Discussion in 'Journalism topics only' started by Moderator1, Mar 24, 2007.

  1. jaredk

    jaredk Member

    Couldn't have been much of a "dumb" question if Dorsey then did an entire rant on the overrated-underrated issue. Dorsey just chose not to answer Reilly's original question when his coach was beside him on the dais. The player then felt no such restraint in the less formal breakout setting. Again, Doyel owes Reilly thanks, not a knife in the back.
     
  2. Boobie Miles

    Boobie Miles Active Member

    So that's the difference, that the second comment probably isn't true? That's not our call to decide if something is true or not, it just matters that the athlete said it.
     
  3. SoCalDude

    SoCalDude Active Member

    It was just a delirious team bullshitting around with each other. You're gonna quote guys who aren't even talking to you???
     
  4. Alma

    Alma Well-Known Member

    So Doyel thinks Chris Douglas-Roberts is an expert on the concept of baiting? He must.

    I think it was just the opposite: Reilly called Dorsey on his bullshit. You notice that Dorsey's very next answer was a lot more honest.
     
  5. Milo Bloom

    Milo Bloom New Member

    Browsing through all the threads from the last few months and there was one (which I forgot to link) where Doyel got into it with Bill Conlin, too. Is this a regular schtick with Doyel? (because I don't pay close attention to what he writes.) "Lessee which reporter I can call out to prove a point <i>this</i> week!"
     
  6. Double Down

    Double Down Well-Known Member

    SoCal, you don't really think journalism is just about reporting and quoting what people say when they know they're being interviewed, do you? Dick Cheney probably didn't expect to be quoted when he told Pat Lehey to "go fuck himself" but it was news. And Karl Rove probably didn't expect Ron Suskind to quote him when Suskind overheard him from outside his office screaming to and aide, "we will fuck him, and we will fuck him bad" about a political opponent.

    If we only agree to quote things said in designated interviews and press conferences, then we become stenographers, not reporters. Teams, politicians, public officials and businessmen (and women) want to only be "quoted" in certain situations because they want to control the message. It's our job to find out the truth.
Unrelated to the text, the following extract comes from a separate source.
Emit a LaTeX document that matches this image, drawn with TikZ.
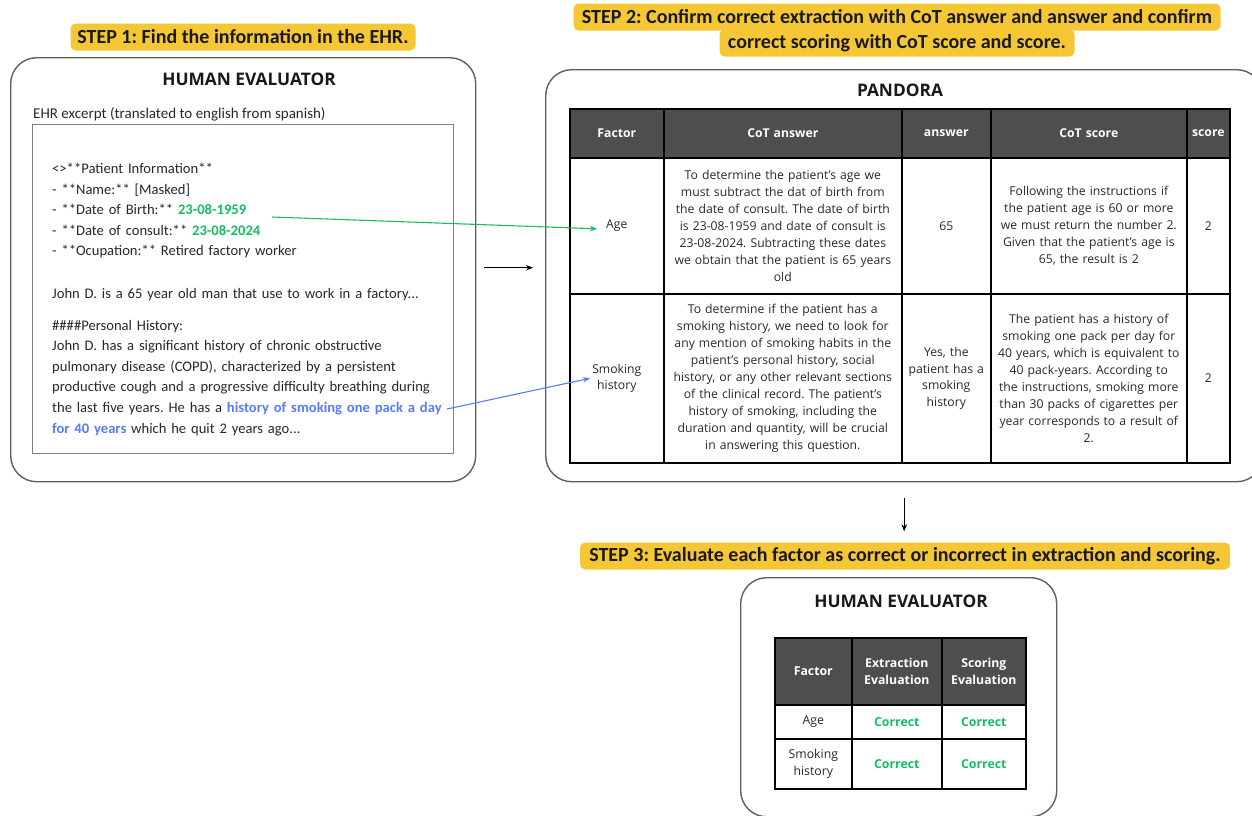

    As Milo said, you probably wouldn't write that two high school kids called their coach an asshole if he ripped them after a bad loss, but you might write it in the context of a larger story if the kids were threatening to quit the team and the coach was possibly going to get fired because of the way he treated his players.

    What if, instead of calling Wayne Gretzky a fag, a bunch of NHL players celebrated in their locker room by calling Anson Carter a monkey? Or a n----r? Would you ignore it because it didn't happen in a formal interview? Of course not. It's why you weigh things like that individually, sometimes sacrificing future access for the readers' right to know.
     
  7. greggdoyel

    greggdoyel Member

    Alma: Reilly wasn't calling out Dorsey on his BS, because Dorsey hadn't been asked specifically about Oden yet. Reilly was throwing chum into the water to see if Dorsey would bite. Dorsey didn't.

    Milo: Conlin wrote to me in my hate mail, and I responded in my hate mail. I didn't go looking for that one, but if I'm supposed to back away, well, no.

    As for the title question of this thread: No I wasn't dissing Reilly. I was writing about Dorsey vs. Oden and getting every bit of detail I could into the story. I included Reilly's name because that's a name/detail that most readers would recognize.
     
  8. Alma

    Alma Well-Known Member

    gregg,

    If Guy A says Guy B is "a lot overrated" hasn't he spoken specifically about Guy B, even if he hasn't specifically been asked about it?

    Here comes a lot of posts to this thread.
     
  9. greggdoyel

    greggdoyel Member

    Alma, you weren't there in San Antonio so you don't know, and apparently you didn't read my story -- the one we're discussing -- closely enough to get it, so here you go:

    1. Reilly baited Dorsey first. In the main interview room. Dorsey declined.

    2. Ten minutes later in his breakout interview room, in response to my question on the opportunity for Dorsey to impress the NBA with a good game against Oden, Dorsey volunteered that Oden was "a lot overrated."
     
  10. blondebomber

    blondebomber Member

    So it's beneath you to ask a direct question like Reilly did, but you don't hesitate to use comments on the very same subject. Got it.
     
  11. Alma

    Alma Well-Known Member

    gregg,

    Ah, I get it now. My apologies. Because you lead with Dorsey said, then double back and explain that before that, Rick Reilly tried to get him to say what he said later, I read it as a follow-up. My error.

    Under that chronology, Reilly was clumsily baiting him. And you asked a similiar question in a more clever way, because it produced the desired result.
     
  12. Frank_Ridgeway

    Frank_Ridgeway Well-Known Member

    But there's a line between fair game and eavesdropping. I was new in a job and at lunch I was seated at a table next to where the mayor was eating with his divorce lawyer. It was a very entertaining lunch indeed and I did give the paper's editor a few of the high points as background, but, no, we didn't write it. Aside from the fairness issue, we also have to weigh whether reporting an overheard private conversation turns off more readers than it serves. In this case, the nation's survival does not depend on us reporting a private conversation -- is reporting it worth adding to the public's perception that reporters are scum? We can say it's a relatively innocuous comment and it's "color," but if it's so unimportant, why add to the perception that all of us are just like the National Enquirer people, digging through celebs' garbage?